Member of Parliament, Lok Sabha
- In office 23 May 2019 – 2024
- Preceded by: Jayshreeben Patel
- Succeeded by: Haribhai Patel
- Constituency: Mahesana, Gujarat

Personal details
- Born: 21 March 1948 (age 78) Visnagar, Mahesana
- Party: Bharatiya Janata Party
- Spouse: Anilkumar Patel
- Occupation: Social worker
- Profession: Politician

= Shardaben Patel =

Indian politician

Shardaben Anilbhai Patel (born 21 March 1948) is an Indian politician and was a member of the 17th Lok Sabha, the lower house of the parliament.

== Biography ==
Shardaben Patel completed her schooling from N. M. Nutan Sarva Vidhyalaya, Visnagar in 1964. She completed the first year of B. A. from M. N. College in Visnagar in 1965–66 and dropped out.

She is vice-president of Stree Kelavani Uttejak Mandal, Ahmedabad. She is a trustee of the Sankalchand Patel University, Visnagar. She presides over the governing council of the MG Patel Sainik School for Girls in Ganpat Vidhyanagar.
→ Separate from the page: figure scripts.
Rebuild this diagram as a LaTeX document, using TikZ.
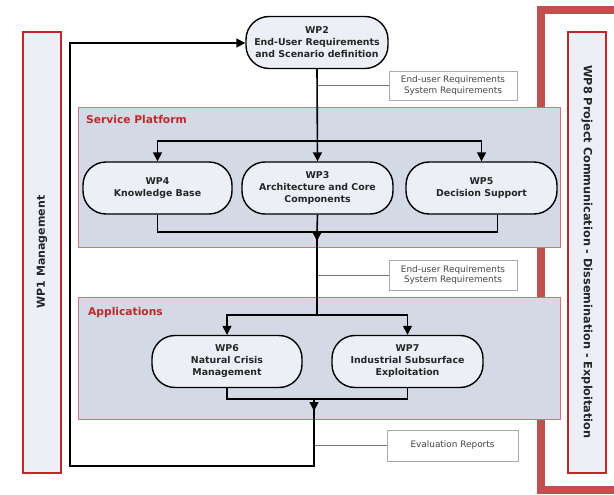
\documentclass[tikz,border=0pt]{standalone}
\usepackage{fontspec}
\setmainfont{DejaVu Sans}
\usetikzlibrary{arrows.meta,calc}

\definecolor{wpred}{RGB}{192,40,40}
\definecolor{framered}{RGB}{192,80,77}
\definecolor{regionfill}{RGB}{211,218,229}
\definecolor{regionline}{RGB}{212,115,115}
\definecolor{nodefill}{RGB}{236,239,245}
\definecolor{notegray}{RGB}{170,170,170}
\definecolor{notetext}{RGB}{70,70,70}

\tikzset{
  wpnode/.style={draw=black, line width=1.4pt, fill=nodefill, rounded corners=23pt,
    minimum height=52pt, align=center, inner sep=0pt,
    font=\fontsize{9.4}{12}\selectfont\bfseries, text=black!85},
  flow/.style={line width=1.6pt},
  flowarrow/.style={flow, -{Triangle[width=9pt,length=9pt]}},
  note/.style={draw=notegray, line width=0.8pt, fill=white, align=center,
    font=\fontsize{8.9}{10.5}\selectfont, text=notetext,
    minimum width=128pt, minimum height=29pt, inner sep=0pt},
  noteline/.style={draw=black!55, line width=0.7pt},
  region/.style={draw=regionline, fill=regionfill, line width=0.8pt},
  regionlabel/.style={anchor=base west, text=wpred, inner sep=0pt,
    font=\fontsize{10.7}{12}\selectfont\bfseries},
  sidebar/.style={draw=wpred, line width=1.6pt, fill=nodefill},
  sidelabel/.style={font=\fontsize{11}{13}\selectfont\bfseries, text=black!85, inner sep=0pt}
}

\begin{document}
\begin{tikzpicture}[x=1pt,y=-1pt]
\useasboundingbox (0,0) rectangle (614,495);

% management and communication bars
\draw[sidebar] (23,32) rectangle (61,473);
\node[sidelabel, rotate=90] (wp1) at (42,252) {WP1 Management};
\draw[framered, line width=8pt] (620,10.5) -- (541,10.5) -- (541,489.5) -- (620,489.5);
\draw[sidebar] (568,32) rectangle (606,473);
\node[sidelabel, rotate=-90, font=\fontsize{11.3}{13}\selectfont\bfseries] (wp8) at (587,252)
  {WP8 Project Communication - Dissemination - Exploitation};

% grouping regions
\draw[region] (78,107) rectangle (560,247);
\node[regionlabel] (splabel) at (86,124) {Service Platform};
\draw[region] (78,297) rectangle (560,419);
\node[regionlabel] (applabel) at (88,315) {Applications};

% work packages
\node[wpnode, minimum width=142pt] (wp2) at (317,42.5) {WP2\\End-User Requirements\\and Scenario definition};
\node[wpnode, minimum width=149pt] (wp4) at (157.5,188) {WP4\\Knowledge Base};
\node[wpnode, minimum width=151pt] (wp3) at (317.5,188) {WP3\\Architecture and Core\\Components};
\node[wpnode, minimum width=151pt] (wp5) at (481.5,188) {WP5\\Decision Support};
\node[wpnode, minimum width=150pt] (wp6) at (227,361.5) {WP6\\Natural Crisis\\Management};
\node[wpnode, minimum width=151pt] (wp7) at (407.5,361.5) {WP7\\Industrial Subsurface\\Exploitation};

% deliverable notes
\node[note] (n1) at (453,85.5) {End-user Requirements\\System Requirements};
\node[note, minimum height=30pt] (n2) at (453,275) {End-user Requirements\\System Requirements};
\node[note, minimum width=131pt, minimum height=31pt] (n3) at (452.5,445.5) {Evaluation Reports};

% junction points
\coordinate (s1) at (317,141);
\coordinate (m1) at (317,232);
\coordinate (h1) at (317,241);
\coordinate (s2) at (317,315);
\coordinate (m2) at (314,399);
\coordinate (h2) at (314,411);
\coordinate (b2) at (314,466);
\coordinate (bl) at (70,466);
\coordinate (tl) at (70,43);
\coordinate (wp5in) at ($(wp5.south)+(16,0)$);

% note links
\draw[noteline] (317,85.5) coordinate (c1) -- (n1.west);
\draw[noteline] (317,275) coordinate (c2) -- (n2.west);
\draw[noteline] (314,445.5) coordinate (c3) -- (n3.west);

% flow into the service platform
\draw[flowarrow] (wp2.south) -- (wp3.north);
\draw[flowarrow] (s1) -| (wp4.north);
\draw[flowarrow] (s1) -| (wp5.north);

% merge of the service platform
\draw[flow] (wp4.south) |- (m1);
\draw[flow] (wp5in) |- (m1);
\draw[flow] (wp3.south) -- (m1);
\draw[flow] (m1) -- (s2);
\draw[flowarrow] (m1) -- (h1);

% flow into the applications
\draw[flowarrow] (s2) -| (wp6.north);
\draw[flowarrow] (s2) -| (wp7.north);

% merge of the applications and feedback loop
\draw[flow] (wp6.south) |- (m2);
\draw[flow] (wp7.south) |- (m2);
\draw[flowarrow] (m2) -- (h2);
\draw[flowarrow, rounded corners=0pt] (m2) -- (b2) -- (bl) -- (tl) -- (wp2.west |- tl);
\end{tikzpicture}
\end{document}
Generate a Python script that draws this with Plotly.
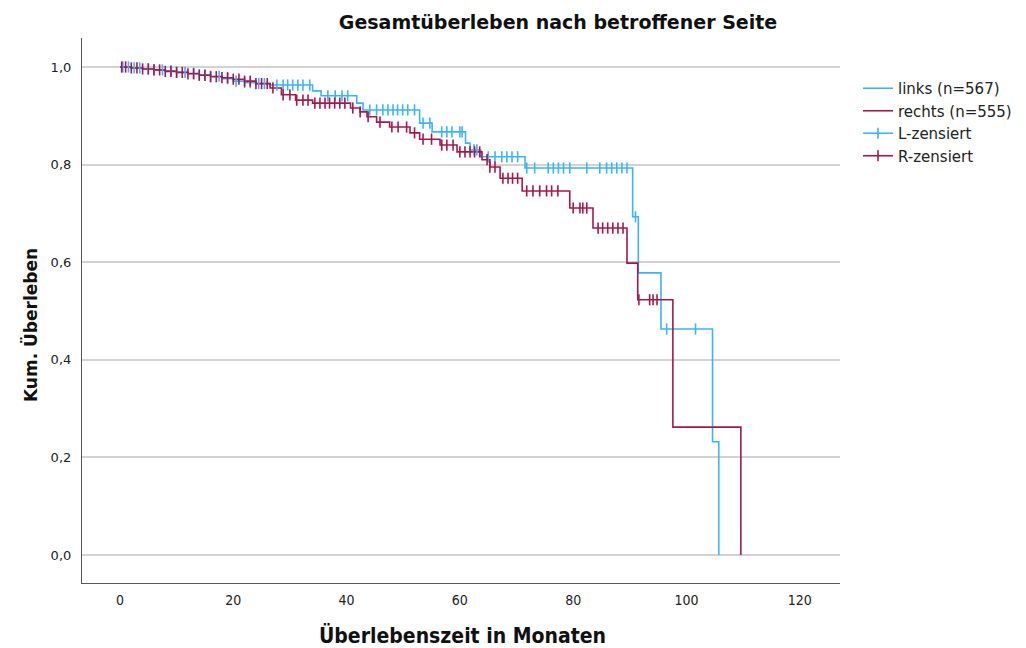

She contested the 2019 Indian general election and was elected to the 17th Lok Sabha from the Mehsana constituency.

==Personal life==
Shardaben Patel married Anilkumar Patel (1944–2018), an industrialist and politician who had served as the minister of industries of Gujarat. They have two sons: Asit and Anand.